4.13 - Strategies to Help Children Cope
Now that we have seen how the separation experience affects the children, it is time to examine strategies to help children cope.
We have been talking about the separation experience for children and how important it is for you as a parent to understand their experience. Now we are going discuss what children need to hear from you when your relationship ends.
Children are very aware of what is going on. Children learn by their parents’ example. When you can make positive changes, the children will benefit as well.
Children need to hear the following over and over again during the separation process:
- You did not cause the separation/divorce.
- We are not going to ask you to take sides.
- You will continue to be loved, taken care of and provided for.
- When we married/began living together, we loved each other and believed things would work out.
- The divorce/separation was not an easy decision. After a lot of effort, we decided we could no longer live together.
- While our feelings for each together have changed, the special relationship between a parent and child goes on forever.
- We won’t be living together anymore.
- You will still see me – just not as often.
- You may wish we’d get back together again, but that is not going to happen.
- We are both sorry for the hurt this decision is causing you.
- We will never stop loving you. Never!
Be sure you keep telling your children these things.
On the other hand children don’t need to hear you venting your emotions.
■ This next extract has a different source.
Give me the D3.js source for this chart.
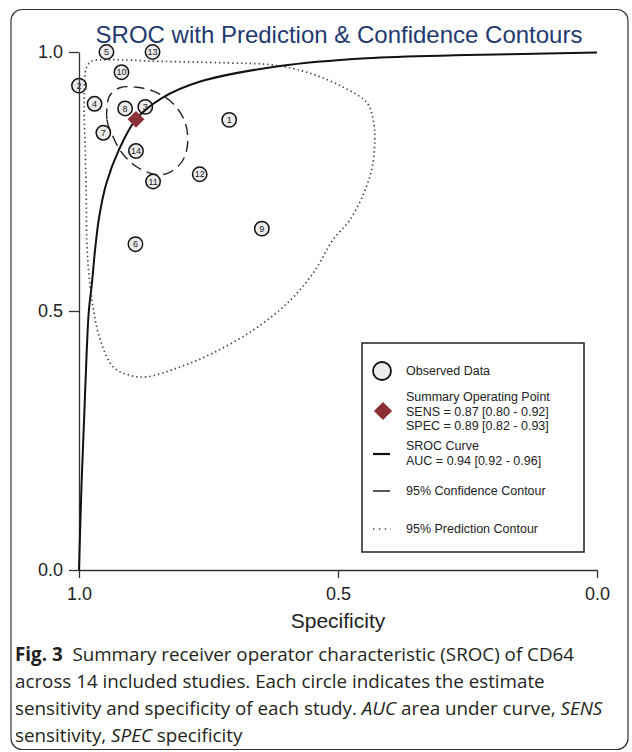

Here are some examples of things you should not say:
- You should not say that the separation is the other parent’s fault.
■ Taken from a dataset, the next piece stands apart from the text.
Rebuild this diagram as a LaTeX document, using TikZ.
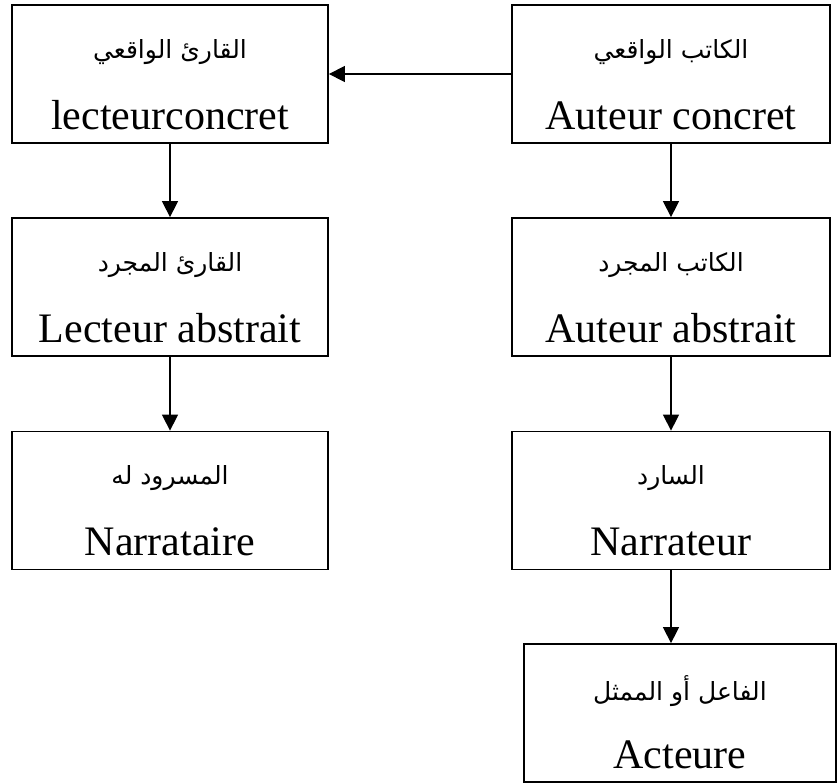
\documentclass[tikz,border=0pt]{standalone}
\usepackage{fontspec}
\setmainfont{Liberation Serif}
\newfontfamily\arabicfont[Script=Arabic]{DejaVu Sans}
\TeXXeTstate=1
\usetikzlibrary{arrows.meta}

\tikzset{
  box/.style={draw,line width=0.9pt,minimum width=158pt,minimum height=69pt,inner sep=0pt},
  artext/.style={inner sep=0pt,font=\arabicfont\fontsize{12.5}{14}\selectfont},
  latext/.style={inner sep=0pt,anchor=base,font=\fontsize{21}{23}\selectfont},
  link/.style={-{Triangle[length=8pt,width=8pt]},line width=0.7pt}
}
% one box: name, centre, width, arabic line, latin line
\newcommand{\entry}[5]{%
  \node[box,minimum width=#3] (#1) at (#2) {};
  \node[artext] (#1-ar) at ([yshift=11pt]#1.center) {#4};
  \node[latext] (#1-la) at ([yshift=-27.5pt]#1.center) {#5};
}

\begin{document}
\begin{tikzpicture}[x=0.5pt,y=-0.5pt]
\useasboundingbox (0,0) rectangle (839,783);

% Left column (reader)
\entry{lc}{170,74}{158pt}{\beginR القارئ الواقعي\endR}{lecteurconcret}
\entry{la}{170,287}{158pt}{\beginR القارئ المجرد\endR}{Lecteur abstrait}
\entry{nt}{170,500.5}{158pt}{\beginR المسرود له\endR}{Narrataire}

% Right column (author)
\entry{ac}{671,74}{159pt}{\beginR الكاتب الواقعي\endR}{Auteur concret}
\entry{aa}{671,287}{159pt}{\beginR الكاتب المجرد\endR}{Auteur abstrait}
\entry{nr}{671,500.5}{159pt}{\beginR السارد\endR}{Narrateur}
\entry{act}{680,713}{156pt}{\beginR الفاعل أو الممثل\endR}{Acteure}

% Arrows
\draw[link] (ac.west) -- (lc.east);
\draw[link] (lc.south) -- (la.north);
\draw[link] (la.south) -- (nt.north);
\draw[link] (ac.south) -- (aa.north);
\draw[link] (aa.south) -- (nr.north);
\draw[link] (nr.south) -- (nr.south |- act.north);

\end{tikzpicture}
\end{document}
- Don’t give children the message that one parent is the “good guy” and one the “bad guy”, even if you feel that way.
- You should not describe the details of what went wrong.
- Children don’t need information about affairs, money problems, or personality problems. Children are burdened by it.
Don’t express negative, critical statements about the other parent – saying negative things about the other person puts children in emotional conflict and makes them feel bad about themselves.